My tropical package from Antone came today! To be perfectly honest I was a bit disheartened when I opened it. "$70 for that little box!?!" It just didn't look like enough. Well as you can see it was just perfect! half way through I was saying "where am I going to put all this stuff?" :lol: 

Should be quite nice once it fills out. I took out all the leaf litter because I just couldn't find a place for such big leaves. maybe I'll break em up and try and get em back in there. Not sure if I have everything in the right place either. I either couldn't find the right info on the specific plants or they had no label but I did my best from pictures I've seen.


----------



## krowleey (Sep 21, 2006)

very nice, lol i was saying the same thing. although i may be adding a few more here soon, going to let this grow out some.


----------



## Guest (Oct 24, 2006)

And just wait until it all grows in! :shock: I always think i dont have enough plants..and then they grow...and then it starts looking like a jungle. :? Looks very nice.


----------



## bellerophon (Sep 18, 2006)

Do all broms have to face up? The one at center top I have kinda facing forward but its at such an angle that water will drip right out rather than collect in the center. Is that ok? Also I came up with a neat way of mounting cuttings on the background. I used a small ziptie at the top of each clump. I kept it tied loose so I can cut them out later if needed and then just cut the extra "zip" off at a sharp angle to create a point that easily stuck into the foam backing.


----------



## wildboxer (Oct 22, 2006)

It looks amazing!!!! Have you fired up the misters yet? I'm curious to see how you like them.


----------



## bellerophon (Sep 18, 2006)

wildboxer said:


> It looks amazing!!!! Have you fired up the misters yet? I'm curious to see how you like them.

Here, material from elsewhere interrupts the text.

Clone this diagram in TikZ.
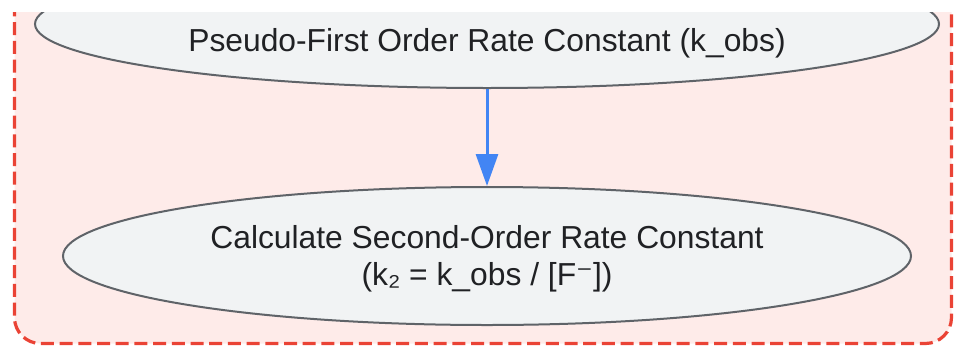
\documentclass[tikz,border=0pt]{standalone}
\usepackage{fontspec}
\setmainfont{Liberation Sans}
\newfontfamily\symfont{DejaVu Sans}
\usetikzlibrary{arrows.meta,shapes.geometric}
\definecolor{clfill}{HTML}{FEEBE9}
\definecolor{cldraw}{HTML}{EA4335}
\definecolor{elfill}{HTML}{F1F3F4}
\definecolor{eldraw}{HTML}{5F6368}
\definecolor{txt}{HTML}{202124}
\definecolor{flowc}{HTML}{4285F4}
\tikzset{
  clusterbox/.style={draw=cldraw, fill=clfill, line width=3.2pt, dash pattern=on 13pt off 5.7pt, rounded corners=26pt},
  procell/.style={ellipse, draw=eldraw, fill=elfill, line width=2pt, inner sep=0pt},
  lbl/.style={text=txt, font=\fontsize{31.8}{37}\selectfont, align=center, inner sep=0pt},
  flowarrow/.style={draw=flowc, line width=3pt, -{Triangle[width=22pt,length=32pt]}}
}
\begin{document}
\begin{tikzpicture}[x=1pt,y=-1pt]
\useasboundingbox (0,0) rectangle (954,346);
\begin{scope}
\clip (0,12) rectangle (954,346);
\draw[clusterbox] (14.5,-60) rectangle (951.5,343.5);
\node[procell, minimum width=904pt, minimum height=128pt] (e1) at (487,24) {};
\end{scope}
\node[lbl, anchor=base] (t1) at (487,51) {Pseudo-First Order Rate Constant (k\_obs)};
\node[procell, minimum width=848pt, minimum height=138pt] (e2) at (487,256) {};
\node[lbl, anchor=base] (t2) at (487,285) {Calculate Second-Order Rate Constant\\(k₂ = k\_obs / [F{\symfont ⁻}])};
\draw[flowarrow] (e1.south) -- (e2.north);
\end{tikzpicture}
\end{document}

Yeah I have actually. I'm not super pleased but I'm not dissapointed. For some reason the mister doesn't like to prime itself unless I take the nozzles off each time. probably something I'm doing wrong though. Once its primed though its very nice. A little loud but not bad overall.


----------



## Guest (Oct 27, 2006)

Truly magnificent!!! I love it !!!


----------



## kyle1745 (Feb 15, 2004)

That came out very nice!

Im wondering if you could explain a couple of things.. The lights, what are they or did I miss something?

Also I see from the pictures I see part of the top, but what did you replace the screen top with? Glass?


----------



## bellerophon (Sep 18, 2006)

kyle1745 said:


> That came out very nice!
> 
> Im wondering if you could explain a couple of things.. The lights, what are they or did I miss something?
> 
> Also I see from the pictures I see part of the top, but what did you replace the screen top with? Glass?


Thanks, I'd be glad to clarify.

The lights are 2 55w 6500k's from AH Supply. Right now they're just resting on top of the tank seperated from the eggcrate by some stips of the old Exo background. They should be a bit brighter than in the pictures after they're fully installed as the protective film is still on the reflectors. (later realized this was a bad idea, its now fused to the reflectors and have new ones on the way). The screen top was replaced by some 1/4" acrylic since the top of the Exo has some strange features that would be impossible to notch glass around without a waterjet. Unfortunatly my laser isn't rated to cut glass. I'm aware that acrylic tends to warp under high humidity and heat and I'm actually starting to see it curl near the edges already. To offset this the hood I'm building will rest on top of the edges of the acrylic/eggcrate and hold it down flat. Thats the plan at least.


----------



## Frogger 415 (May 28, 2006)

bellerophon , I think the tank looks great.......as I write this I'm waiting for my shippment from Antone that arrives today . Can't wait to get my tank planted and up running . Congrats on a job well done !


----------



## wildboxer (Oct 22, 2006)

Your viv has inspired me to choose an exo-terra as my first project. I would love to see your canopy when you are finished. 

What is the purpose of the eggcrate on the top? If you could have used glass instead of acrylic, would this still have been necessary? I plan on using glass to replace the screen on mine.


----------



## bellerophon (Sep 18, 2006)

wildboxer said:


> Your viv has inspired me to choose an exo-terra as my first project. I would love to see your canopy when you are finished.
> 
> What is the purpose of the eggcrate on the top? If you could have used glass instead of acrylic, would this still have been necessary? I plan on using glass to replace the screen on mine.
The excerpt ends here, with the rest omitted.